Week One: Let’s Gather to Talk about Violence

My heart is heavy this week. I’m usually pretty good at compartmentalizing. But for about three weeks now, when there was another school shooting in Minnesota, things have felt harder to silo. As I was collecting my lunch for the day, pouring coffee, and grabbing last-minute items to leave for work, I heard the announcement about Annunciation Catholic school and I froze. This is where my best friend’s baby went to school, her nephews, her neighbors. Within minutes of the news breaking, I received a text “…they are not there, thankfully. But our neighbors, our friends, and teachers. It’s horrific.” I took a deep breath. Then, I had to move on, momentarily. Invited to a Head Start in-service to kick off their school year with hope, I needed to drive to another site with teachers, full of anticipation for the school year. 

And this week, two more horrific shootings. At least two that made the news. Countless others. In Colorado, where two students were hospitalized and the perpetrator shot himself and later died, followed by the assassination of Charlie Kirk. We live in a country where coverage a school shooting was interrupted by coverage of an assassination. It’s unfathomable to me as a woman, wife, mother, psychologist, health professional, sister, auntie, and friend. Any lost life is too much.

As I cried, prayed, contemplated, walked, processed and held space for grief, I’m turning towards the only thing I know how to do: ACTION. Control what I can control. And here’s what I can control: providing a space of openness, education, and information-seeking. I’m not seeking to testify in Congress. I will not change our administrative policy. I cannot shift the minds of lobbyists. I do not want to further politicize lost lives. But I can offer ways to talk to children and your families about violence, communication, and conflict resolution. It’s the only way I hold onto hope right now. 
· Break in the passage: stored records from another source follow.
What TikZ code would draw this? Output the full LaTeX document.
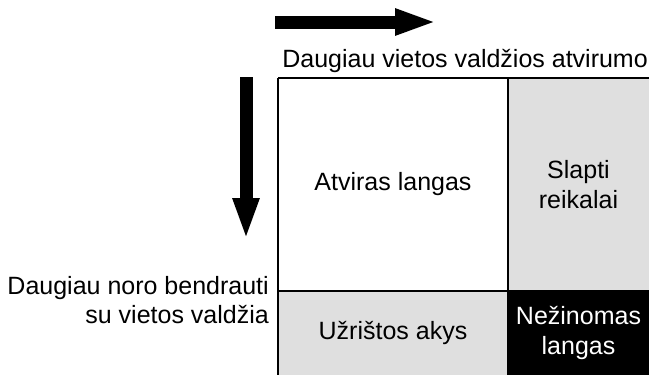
\documentclass[tikz,border=0pt]{standalone}
\usepackage{fontspec}
\setmainfont{Liberation Sans}
\usetikzlibrary{arrows.meta}

\definecolor{cellgray}{RGB}{223,223,223}

\tikzset{
  cell/.style={inner sep=0pt, outer sep=0pt, anchor=north west, align=center,
    font=\fontsize{25}{29.5}\selectfont},
  lbl/.style={inner sep=0pt, font=\fontsize{25}{29.5}\selectfont},
  bigarrow/.style={line width=13pt, -{Triangle[length=42pt,width=24pt]}}
}

\begin{document}
\begin{tikzpicture}[x=1pt,y=-1pt]
        \useasboundingbox (0,0) rectangle (649,375);

        % The four cells
        \node[cell, fill=white, minimum width=230pt, minimum height=213pt] (open) at (278,78) {Atviras langas};
        \node[cell, fill=cellgray, minimum width=141pt, minimum height=213pt] (secret) at (508,78) {Slapti\\reikalai};
        \node[cell, fill=cellgray, minimum width=230pt, minimum height=84pt] (blind) at (278,291) {Užrištos akys};
        \node[cell, fill=black, text=white, minimum width=141pt, minimum height=84pt] (unknown) at (508,291) {Nežinomas\\langas};

        % Grid lines
        \draw[line width=2pt] (open.north west) -- (secret.north east);
        \draw[line width=2pt] (open.north west) -- (blind.south west);
        \draw[line width=2pt] (open.north east) -- (blind.south east);
        \draw[line width=2pt] (blind.north west) -- (unknown.north east);

        % Axis labels
        \node[lbl, anchor=east] (toplabel) at (648,61) {Daugiau vietos valdžios atvirumo};
        \node[lbl, anchor=east, align=right] (leftlabel) at (269,300) {Daugiau noro bendrauti\\su vietos valdžia};

        % Direction arrows
        \coordinate (hstart) at (275,22);
        \coordinate (hend) at (437,22);
        \coordinate (vstart) at (246,77);
        \coordinate (vend) at (246,240);
        \draw[bigarrow] (hstart) -- (hend);
        \draw[bigarrow] (vstart) -- (vend);
    \end{tikzpicture}
\end{document}
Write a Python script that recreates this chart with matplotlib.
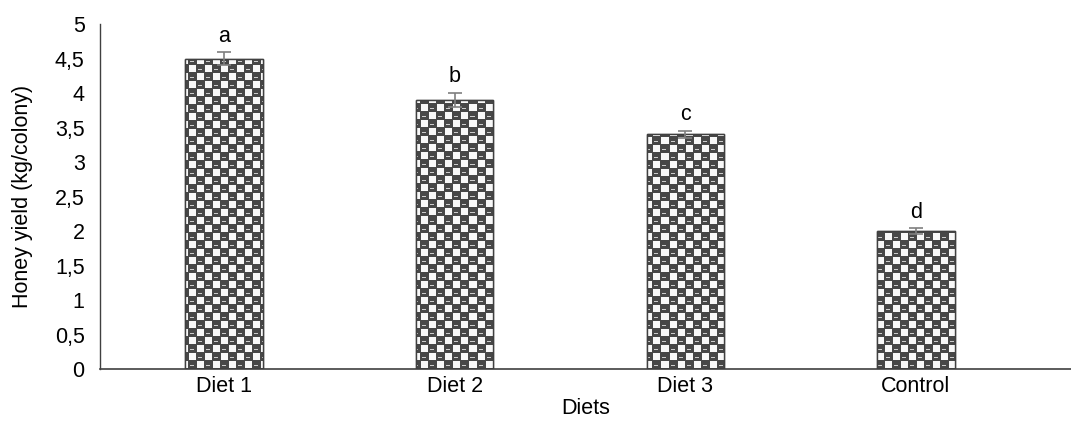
import numpy as np
import matplotlib
matplotlib.use('Agg')
import matplotlib.pyplot as plt

# data
diets = ['Diet 1', 'Diet 2', 'Diet 3', 'Control']
honey_yield = [4.5, 3.9, 3.4, 2.0]
yield_err = [0.09, 0.1, 0.05, 0.04]
letters = ['a', 'b', 'c', 'd']
y_ticks = [0, 0.5, 1, 1.5, 2, 2.5, 3, 3.5, 4, 4.5, 5]

plt.rcParams['font.family'] = ['Liberation Sans', 'DejaVu Sans']
FS = 15.5

W, H, DPI = 1071, 421, 100
fig = plt.figure(figsize=(W / DPI, H / DPI), dpi=DPI)
ax = fig.add_axes([100 / W, 1 - 369 / H, (W - 100) / W, (369 - 24) / H])

x = np.arange(len(diets))
bars = ax.bar(x, honey_yield, width=0.335, color='#444444',
              edgecolor='#404040', linewidth=1.0, zorder=2)
ax.errorbar(x, honey_yield, yerr=yield_err, fmt='none', ecolor='#7f7f7f',
            elinewidth=1.2, capsize=5, capthick=1.2, zorder=4)

ax.set_xlim(-0.5375, 3.672)
ax.set_ylim(0, 5)

# checkered texture, clipped to each bar
ax_w, ax_h = W - 100, 369 - 24
yy, xx = np.mgrid[0:ax_h, 0:ax_w]
cell = 8
tex = np.full((ax_h, ax_w), 0.28)
checker = ((xx // cell) + (yy // cell)) % 2 == 0
light = checker & ((xx % cell) >= 1) & ((yy % cell) >= 1)
tex[light] = 0.97
# small light dashes inside the dark cells
dash = (~checker) & ((yy % cell) == 5) & ((xx % cell) >= 2) & ((xx % cell) <= 5)
tex[dash] = 0.8
for b in bars:
    im = ax.imshow(tex, cmap='gray', vmin=0, vmax=1, interpolation='nearest',
                   extent=[*ax.get_xlim(), *ax.get_ylim()], aspect='auto',
                   origin='upper', zorder=2.5)
    im.set_clip_path(b)
    # redraw outline on top
    ax.bar(b.get_x() + b.get_width() / 2, b.get_height(), width=b.get_width(),
           fill=False, edgecolor='#404040', linewidth=1.0, zorder=3)

for xi, v, e, t in zip(x, honey_yield, yield_err, letters):
    ax.text(xi, v + e + 0.08, t, ha='center', va='bottom', fontsize=FS)

ax.set_yticks(y_ticks)
ax.set_yticklabels([f'{t:g}'.replace('.', ',') for t in y_ticks])
ax.set_xticks(x)
ax.set_xticklabels(diets)
ax.tick_params(axis='both', length=0, labelsize=FS, pad=11)
ax.tick_params(axis='x', pad=5)

for s in ['top', 'right']:
    ax.spines[s].set_visible(False)
ax.spines['left'].set_color('#404040')
ax.spines['bottom'].set_color('#404040')
ax.spines['left'].set_linewidth(1.0)
ax.spines['bottom'].set_linewidth(1.2)

ax.set_xlabel('Diets', fontsize=FS, labelpad=1)
ax.set_ylabel('Honey yield (kg/colony)', fontsize=FS, labelpad=16)

fig.savefig('out.png', dpi=DPI)
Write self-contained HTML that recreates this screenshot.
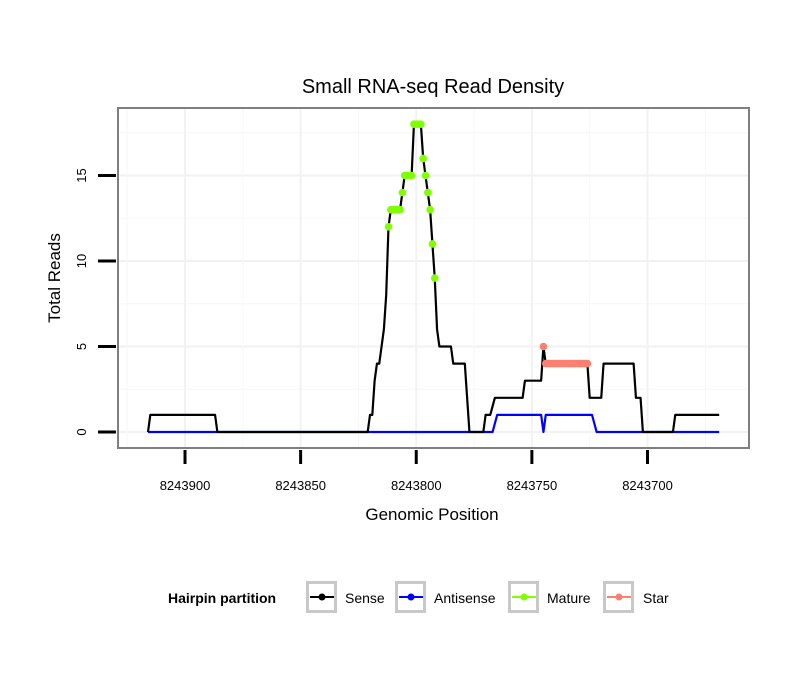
<!DOCTYPE html>
<html><head><meta charset="utf-8"><style>
body{margin:0;background:#fff;font-family:"Liberation Sans",sans-serif}
svg text{font-family:"Liberation Sans",sans-serif}
</style></head><body>
<svg id="c" width="810" height="690">
<text x="433" y="93" font-size="20" text-anchor="middle">Small RNA-seq Read Density</text>
<g id="grid"></g>
<g id="marks"></g>
<rect x="118" y="108" width="631" height="340" fill="none" stroke="#7f7f7f" stroke-width="2"/>
<g id="axes"></g>
<text x="432" y="520" font-size="17" text-anchor="middle">Genomic Position</text>
<text transform="translate(60,278) rotate(-90)" font-size="17" text-anchor="middle">Total Reads</text>
<g>
<text x="168" y="603" font-size="14" font-weight="bold">Hairpin partition</text>
<g id="leg"></g>
</g>
</svg>
<script>
const xTicks=[8243900,8243850,8243800,8243750,8243700];
const yTicks=[0,5,10,15];
const sensePos=[8243916,8243915,8243887,8243886,8243821,8243820,8243819,8243818,8243817,8243816,8243815,8243814,8243813,8243812,8243811,8243807,8243806,8243805,8243802,8243801,8243798,8243797,8243796,8243795,8243794,8243793,8243792,8243791,8243790,8243785,8243784,8243779,8243777,8243771,8243770,8243768,8243766,8243754,8243753,8243746,8243745,8243744,8243726,8243725,8243720,8243719,8243706,8243705,8243703,8243702,8243689,8243688,8243669];
const senseVal=[0,1,1,0,0,1,1,3,4,4,5,6,8,12,13,13,14,15,15,18,18,16,15,14,13,11,9,6,5,5,4,4,0,0,1,1,2,2,3,3,5,4,4,2,2,4,4,2,2,0,0,1,1];
const antiPos=[8243916,8243767,8243765,8243746,8243745,8243744,8243724,8243722,8243669];
const antiVal=[0,0,1,1,0,1,1,0,0];
const maturePos=[8243812,8243811,8243810,8243809,8243808,8243807,8243806,8243805,8243804,8243803,8243802,8243801,8243800,8243799,8243798,8243797,8243796,8243795,8243794,8243793,8243792];
const matureVal=[12,13,13,13,13,13,14,15,15,15,15,18,18,18,18,16,15,14,13,11,9];
const starPos=[8243745,8243744,8243743,8243742,8243741,8243740,8243739,8243738,8243737,8243736,8243735,8243734,8243733,8243732,8243731,8243730,8243729,8243728,8243727,8243726];
const starVal=[5,4,4,4,4,4,4,4,4,4,4,4,4,4,4,4,4,4,4,4];
const legLabels=["Sense","Antisense","Mature","Star"];
const legColors=["#000","#00f","#7fff00","#fa8072"];
const NS="http://www.w3.org/2000/svg";
const X=p=>185+(8243900-p)*2.3125;
const Y=v=>432-v*17.1;
function mk(t,a,parent){const e=document.createElementNS(NS,t);for(const k in a)e.setAttribute(k,a[k]);document.getElementById(parent).appendChild(e);return e;}
for(let v=0;v<=17.5;v+=2.5){const e=mk('line',{x1:118,x2:749,y1:Y(v),y2:Y(v),stroke:v%5?'#f7f7f7':'#f2f2f2','stroke-width':v%5?1:2},'grid');

}
for(let p=8243925;p>=8243650;p-=25){const x=X(p);if(x<118||x>749)continue;const e=mk('line',{x1:x,x2:x,y1:108,y2:448,stroke:p%50?'#f7f7f7':'#f2f2f2','stroke-width':p%50?1:2},'grid');

}
xTicks.forEach(p=>{const t=mk('line',{x1:X(p),x2:X(p),y1:450,y2:464,stroke:'#000','stroke-width':3},'axes');


const l=mk('text',{x:X(p),y:490,'font-size':13,'text-anchor':'middle'},'axes');l.textContent=p;

});
yTicks.forEach(v=>{const t=mk('line',{x1:98,x2:116,y1:Y(v),y2:Y(v),stroke:'#000','stroke-width':3},'axes');


const l=mk('text',{transform:`translate(86,${Y(v)}) rotate(-90)`,'font-size':13,'text-anchor':'middle'},'axes');l.textContent=v;

});
function line(ps,vs,col,name){const e=mk('polyline',{points:ps.map((p,i)=>X(p)+','+Y(vs[i])).join(' '),fill:'none',stroke:col,'stroke-width':2.2,'stroke-linejoin':'round'},'marks');

}
line(antiPos,antiVal,'#00f','antisense-line');
line(sensePos,senseVal,'#000','sense-line');
function pts(ps,vs,col,name){ps.forEach((p,i)=>{const c=mk('circle',{cx:X(p),cy:Y(vs[i]),r:3.8,fill:col},'marks');

});}
pts(starPos,starVal,'#fa8072','star-point');
pts(maturePos,matureVal,'#7fff00','mature-point');
const bx=[306,395,508,603],tx=[345,434,547,643];
legLabels.forEach((s,i)=>{const r=mk('rect',{x:bx[i]+1.5,y:582.5,width:28,height:29,fill:'#fff',stroke:'#c8c8c8','stroke-width':3},'leg');


mk('line',{x1:bx[i]+4,x2:bx[i]+28,y1:597,y2:597,stroke:legColors[i],'stroke-width':2},'leg');
mk('circle',{cx:bx[i]+16,cy:597,r:3.5,fill:legColors[i]},'leg');
const t=mk('text',{x:tx[i],y:603,'font-size':14},'leg');t.textContent=s;

});
</script>
</body></html>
At the end of the day, it’s connection that heals. It’s coming together that matters. Here are two ways you can join me:

1. Let’s gather on Saturday at 9am PST/10am MT/11am CT/Noon EST. I’m going to show up for as many people as possible. Whether that be five of us or 500. And I’ll stay as long as there are questions. Invite friends, please! Here’s what we’ll cover:

a. How to talk to children in developmentally appropriate ways about violence.

b. How to model conflict resolution for children of all ages.

c. Ways to buffer our children from stress & trauma and build connection.

2. If you’re a professional, attend our fall conference. Learn about how we mitigate stress and trauma through brief interventions that build relational health and connection. And if you’re not a professional that works with kids and families, sponsor someone else to attend.

I hope to see so many of you this Saturday. I do not care about your religious or political beliefs. If you love children and want to support them, I encourage you to show up. This is how things change – with small and mighty groups who are purposeful about how we handle conversations and model conflict resolution with our children.